In 2019, the Landscape Committee sought to continue the project in the remaining areas that had not been addressed. The Committee consulted with the Mesa Fire Department and the Arizona Department of Forestry and Fire Management (DFFM) to better understand the recommended scope of work. The Landscape Committee developed a plan for fire mitigation to be performed in phases over five years.
As with most things, COVID-19 affected the 2020 fire mitigation projects. Because our original contractor was unavailable, we turned to our new landscape provider, ProQual, to perform the work in seven enclaves slated for 2020. Unfortunately, the change in contractors resulted in an increase in project costs, leading to a significant reduction in the scope of work in order to meet the 2020 budget. 
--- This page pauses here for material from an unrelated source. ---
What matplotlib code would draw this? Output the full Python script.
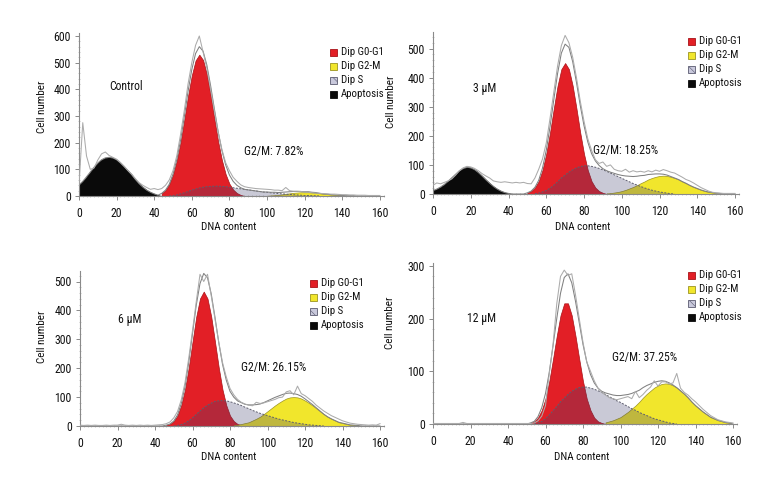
import numpy as np
import matplotlib
matplotlib.use('Agg')
import matplotlib.pyplot as plt
from matplotlib.patches import Rectangle
from matplotlib.ticker import MultipleLocator
import matplotlib.font_manager as fm

# ---- pick a narrow font if one is installed ----
entries = fm.fontManager.ttflist
names = {f.name for f in entries}
chosen = None
for cand in ['Liberation Sans Narrow', 'Roboto Condensed', 'Noto Sans Condensed',
             'Open Sans Condensed', 'DejaVu Sans Condensed', 'Noto Sans SemiCondensed']:
    if cand in names:
        chosen = (cand, 'normal')
        break
if chosen is None:
    for f in entries:
        if f.name in ('Noto Sans', 'DejaVu Sans', 'Open Sans', 'Roboto') and \
                str(f.stretch) in ('condensed', 'semi-condensed', 'extra-condensed', '75', '87.5'):
            chosen = (f.name, f.stretch)
            break
if chosen is None:
    chosen = ('Liberation Sans', 'normal')
plt.rcParams['font.family'] = [chosen[0], 'DejaVu Sans']
plt.rcParams['font.stretch'] = chosen[1]
plt.rcParams['hatch.linewidth'] = 0.4

# ---------------- data ----------------
panel_names = ['Control', '3 µM', '6 µM', '12 µM']
g2m_texts = ['G2/M: 7.82%', 'G2/M: 18.25%', 'G2/M: 26.15%', 'G2/M: 37.25%']
legend_labels = ['Dip G0-G1', 'Dip G2-M', 'Dip S', 'Apoptosis']
x_ticks = [0, 20, 40, 60, 80, 100, 120, 140, 160]
BIN = 2  # DNA-content channel width

# raw histograms, DNA content 0..160 in channels of 2
raw_control = [40, 275, 150, 100, 105, 135, 158, 165, 152, 145,
               138, 126, 112, 96, 82, 65, 50, 40, 32, 25,
               28, 24, 28, 40, 60, 95, 150, 230, 320, 420,
               500, 565, 600, 540, 480, 400, 320, 240, 175, 125,
               95, 70, 55, 42, 35, 32, 30, 28, 27, 26,
               25, 24, 22, 22, 20, 32, 20, 18, 18, 17,
               15, 14, 12, 11, 10, 9, 8, 7, 7, 6,
               5, 5, 4, 4, 3, 3, 3, 2, 2, 2, 2]
raw_3um = [30, 38, 35, 40, 45, 52, 65, 80, 90, 95,
           93, 88, 80, 70, 62, 55, 45, 42, 40, 42,
           40, 38, 40, 38, 40, 36, 35, 55, 85, 120,
           175, 260, 350, 440, 510, 545, 520, 470, 400, 320,
           250, 190, 150, 118, 105, 110, 95, 100, 85, 80,
           78, 85, 75, 80, 76, 78, 75, 80, 76, 82,
           78, 84, 80, 75, 72, 65, 58, 50, 45, 38,
           30, 22, 16, 10, 6, 4, 3, 2, 2, 2, 2]
raw_6um = [3, 2, 3, 2, 3, 2, 2, 3, 2, 3,
           3, 6, 3, 2, 3, 2, 3, 2, 3, 2,
           3, 4, 5, 8, 14, 28, 50, 90, 150, 235,
           330, 430, 525, 500, 525, 450, 370, 290, 220, 170,
           130, 108, 92, 82, 76, 72, 70, 82, 78, 80,
           84, 88, 92, 98, 100, 118, 122, 108, 138, 112,
           105, 95, 85, 72, 62, 52, 44, 36, 30, 24,
           18, 14, 10, 8, 6, 5, 4, 3, 4, 3, 8]
raw_12um = [1, 1, 1, 1, 1, 1, 1, 1, 3, 1,
            1, 1, 1, 1, 1, 1, 1, 1, 1, 1,
            1, 1, 1, 1, 1, 1, 1, 2, 6, 15,
            35, 95, 150, 228, 280, 292, 282, 285, 245, 200,
            155, 118, 100, 82, 68, 60, 55, 50, 48, 46,
            48, 50, 52, 48, 62, 50, 56, 64, 70, 82,
            72, 80, 80, 76, 78, 96, 68, 60, 55, 48,
            42, 35, 28, 22, 16, 12, 8, 6, 4, 3, 2]

# fitted components: first DNA-content value, then values every 2 channels
apo_start = [0, 0, 0, 0]
apo_control = [41, 55, 72, 90, 108, 124, 136, 143, 145, 143, 136, 124, 110, 95, 80, 62, 46, 33, 22, 14, 8, 3, 0]
apo_3um = [12, 17, 24, 33, 44, 56, 68, 80, 88, 92, 90, 84, 74, 62, 49, 37, 26, 17, 10, 5, 2, 0]
apo_6um = []
apo_12um = []

g1_start = [44, 50, 46, 52]
g1_control = [10, 22, 44, 80, 132, 200, 285, 375, 452, 508, 530, 510, 456, 378, 290, 205, 135, 82, 46, 24, 11, 4, 0]
g1_3um = [4, 10, 22, 44, 82, 138, 211, 294, 372, 429, 450, 429, 372, 294, 211, 138, 82, 44, 22, 10, 4, 0]
g1_6um = [3, 7, 17, 36, 72, 126, 202, 291, 378, 441, 465, 441, 378, 291, 202, 126, 72, 36, 17, 7, 3, 0]
g1_12um = [2, 5, 12, 26, 48, 81, 123, 167, 206, 229, 229, 206, 167, 123, 81, 48, 26, 12, 5, 2, 0]

s_start = [48, 54, 50, 54]
s_control = [0, 2, 4, 8, 12, 17, 22, 26, 30, 33, 35, 36, 37, 37, 36, 35, 33, 31, 29, 27,
             25, 23, 21, 19, 17, 15, 14, 12, 11, 9, 8, 7, 6, 5, 4, 3, 2, 2, 1, 1, 0]
s_3um = [1, 3, 7, 12, 20, 30, 42, 55, 65, 75, 83, 90, 94, 97, 97, 95, 92, 88, 83, 78,
         72, 66, 60, 54, 48, 42, 36, 31, 26, 21, 17, 13, 10, 7, 5, 3, 1, 0]
s_6um = [0, 2, 5, 10, 18, 28, 40, 52, 63, 72, 79, 85, 87, 88, 87, 84, 80, 76, 71, 65,
         60, 54, 49, 44, 40, 36, 32, 28, 24, 21, 18, 15, 12, 10, 8, 6, 4, 3, 2, 1, 0]
s_12um = [0, 2, 5, 10, 17, 25, 33, 42, 49, 56, 62, 66, 69, 70, 70, 68, 66, 63, 60, 56,
          52, 48, 44, 41, 37, 33, 29, 26, 22, 19, 16, 13, 10, 8, 6, 4, 2, 1, 0]

g2_start = [100, 92, 82, 92]
g2_control = [1, 2, 3, 4, 6, 8, 10, 12, 13, 14, 14, 14, 13, 12, 10, 8, 7, 5, 4, 3, 2, 1, 1, 1, 0]
g2_3um = [2, 3, 5, 7, 10, 14, 19, 24, 30, 37, 43, 50, 55, 59, 62, 63, 62, 59, 55, 50,
          43, 37, 30, 24, 19, 14, 10, 7, 5, 3, 2, 0]
g2_6um = [3, 4, 7, 10, 13, 19, 25, 32, 41, 51, 61, 71, 80, 88, 95, 99, 100, 99, 95, 88,
          80, 71, 61, 51, 41, 32, 25, 19, 13, 10, 7, 4, 3, 2, 0]
g2_12um = [3, 5, 7, 10, 13, 18, 23, 29, 35, 42, 50, 57, 63, 69, 73, 76, 77, 76, 73, 69,
           63, 57, 50, 42, 35, 29, 23, 18, 13, 10, 7, 5, 3, 2, 0]

raws = [raw_control, raw_3um, raw_6um, raw_12um]
apos = [apo_control, apo_3um, apo_6um, apo_12um]
g1s = [g1_control, g1_3um, g1_6um, g1_12um]
ss = [s_control, s_3um, s_6um, s_12um]
g2s = [g2_control, g2_3um, g2_6um, g2_12um]

# ---------------- layout / style ----------------
W, H = 780, 480
# left px, zero-line px, px per DNA unit, px per 100 cells, y top
ax_specs = [
    (79, 196, 1.88, 26.67, 610),
    (433, 194, 1.8875, 29.1, 555),
    (80, 426, 1.875, 28.9, 535),
    (433, 424, 1.875, 52.7, 305),
]
ylabel_off = [(32, 0.55), (37, 0.57), (33, 0.58), (38, 0.63)]  # px left of axis, axes-frac y
xlabel_off = [26, 28, 26, 28]  # px below axis (top of text)
name_pos = [(16, 409), (21, 364), (20, 367), (18, 201)]
g2m_pos = [(88, 165), (85, 148), (86, 204), (95.5, 127)]
legend_pos = [(330, 52), (688, 41), (310, 283), (688, 275)]

RED = '#e21f26'
RED_EDGE = '#a81218'
YEL = '#f1e62c'
YEL_EDGE = '#9c9420'
S_OVER = '#40406e'
S_ALPHA = 0.28
BLACK = '#0a0a0a'
AXC = '#8a8a8a'
TXT = '#111111'

fig = plt.figure(figsize=(W / 100, H / 100), dpi=100)
fig.patch.set_facecolor('white')


def full_grid(start, vals, n):
    arr = np.zeros(n)
    i0 = int(start // BIN)
    v = np.asarray(vals, dtype=float)
    arr[i0:i0 + len(v)] = v[: max(0, n - i0)]
    return arr


for k in range(4):
    left, y0, pxu, px100, ytop = ax_specs[k]
    xmax = 162
    wpx = xmax * pxu
    hpx = ytop * px100 / 100
    ax = fig.add_axes([left / W, (H - y0) / H, wpx / W, hpx / H])
    raw = np.asarray(raws[k], dtype=float)
    n = len(raw)
    x = np.arange(n) * BIN

    apo = full_grid(apo_start[k], apos[k], n) if len(apos[k]) else np.zeros(n)
    g1 = full_grid(g1_start[k], g1s[k], n)
    sp = full_grid(s_start[k], ss[k], n)
    g2 = full_grid(g2_start[k], g2s[k], n)
    total = apo + g1 + sp + g2

    if len(apos[k]):
        xa = apo_start[k] + np.arange(len(apos[k])) * BIN
        ax.fill_between(xa, 0, apos[k], color=BLACK, lw=0.6, zorder=2)
    xg = g1_start[k] + np.arange(len(g1s[k])) * BIN
    ax.fill_between(xg, 0, g1s[k], facecolor=RED, edgecolor=RED_EDGE, lw=0.5, zorder=2)
    xy = g2_start[k] + np.arange(len(g2s[k])) * BIN
    ax.fill_between(xy, 0, g2s[k], facecolor=YEL, edgecolor=YEL_EDGE, lw=0.5, zorder=2)
    xs = s_start[k] + np.arange(len(ss[k])) * BIN
    ax.fill_between(xs, 0, ss[k], facecolor=S_OVER, alpha=S_ALPHA, lw=0, zorder=3)
    ax.plot(xs, ss[k], color='#5e5e6e', lw=0.7, ls=(0, (2, 1.5)), zorder=4)

    ax.plot(x, total, color='#808080', lw=0.75, zorder=5)
    ax.plot(x, raw, color='#ababab', lw=0.75, zorder=5)

    ax.set_xlim(0, xmax)
    ax.set_ylim(0, ytop)
    for side in ['top', 'right']:
        ax.spines[side].set_visible(False)
    for side in ['left', 'bottom']:
        ax.spines[side].set_color(AXC)
        ax.spines[side].set_linewidth(0.8)
    ax.set_xticks(x_ticks)
    ax.xaxis.set_minor_locator(MultipleLocator(2))
    ax.yaxis.set_major_locator(MultipleLocator(100))
    ax.yaxis.set_minor_locator(MultipleLocator(20))
    ax.tick_params(axis='both', which='major', length=3, width=0.7, color=AXC,
                   labelsize=8.5, labelcolor=TXT, direction='out')
    ax.tick_params(axis='x', which='major', pad=5)
    ax.tick_params(axis='y', which='major', pad=3)
    ax.tick_params(axis='both', which='minor', length=2, width=0.5, color='#b0b0b0',
                   direction='inout')
    ax.set_xlabel('DNA content', fontsize=8, color=TXT)
    ax.set_ylabel('Cell number', fontsize=8, color=TXT)
    ax.yaxis.set_label_coords(-ylabel_off[k][0] / wpx, ylabel_off[k][1])
    ax.xaxis.set_label_coords(0.49, -xlabel_off[k] / hpx)
    ax.patch.set_alpha(0)

    ax.text(name_pos[k][0], name_pos[k][1], panel_names[k], fontsize=8.5,
            color=TXT, va='center', ha='left')
    ax.text(g2m_pos[k][0], g2m_pos[k][1], g2m_texts[k], fontsize=8.5,
            color=TXT, va='center', ha='left')

    # legend
    lx, ly = legend_pos[k]
    styles = [dict(fc=RED, ec=RED_EDGE), dict(fc=YEL, ec=YEL_EDGE),
              dict(fc='#c9c9dc', ec='#5a5a70', hatch='\\\\\\'), dict(fc=BLACK, ec=BLACK)]
    for j, lab in enumerate(legend_labels):
        cy = ly + j * 14
        r = Rectangle((lx / W, 1 - (cy + 3.5) / H), 7 / W, 7 / H,
                      transform=fig.transFigure, lw=0.6, **styles[j])
        fig.patches.append(r)
        fig.text((lx + 11) / W, 1 - cy / H, lab, fontsize=7.8, color=TXT,
                 va='center', ha='left')

fig.savefig('out.png', dpi=100)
One of the Board's priorities in 2021 was fire mitigation in the common areas and revising the community’s fire mitigation plan. To support this decision, the Board increased the 2021 budget for fire risk mitigation to $112,000, up from $38,000 in 2020. The Board increased the budget again in 2022, allocating $120,000 for fire mitigation. Fire mitigation continues to be a priority for the Association and funds are set aside in the operating budget to ensure work continues. 
As a general rule, the scope of work includes the following (This isn’t a science. It’s more of an art by trained professionals):
  • Clearing away vegetation within 5 feet of walls, with the exception of healthy trees and cacti with diameters over 4 inches. 
  • Trimming trees so that branches do not hang lower than about five feet from the ground.
  • Removing any “dead and down” material, meaning large broken branches, dead trees and shrubs, and fallen trees or branches.
  • Removal of invasive plant species.
While the Association will follow the Guidelines provided by the Arizona Department of Forestry and Fire Management to reduce the amount of fuel in the common areas, the work will not guarantee fires will not start or spread within the community. Given our proximity to the Tonto National forest and an increased presence of invasive grasses in the desert, homeowners should also take action to protect their private property and ensure they have insurance coverage.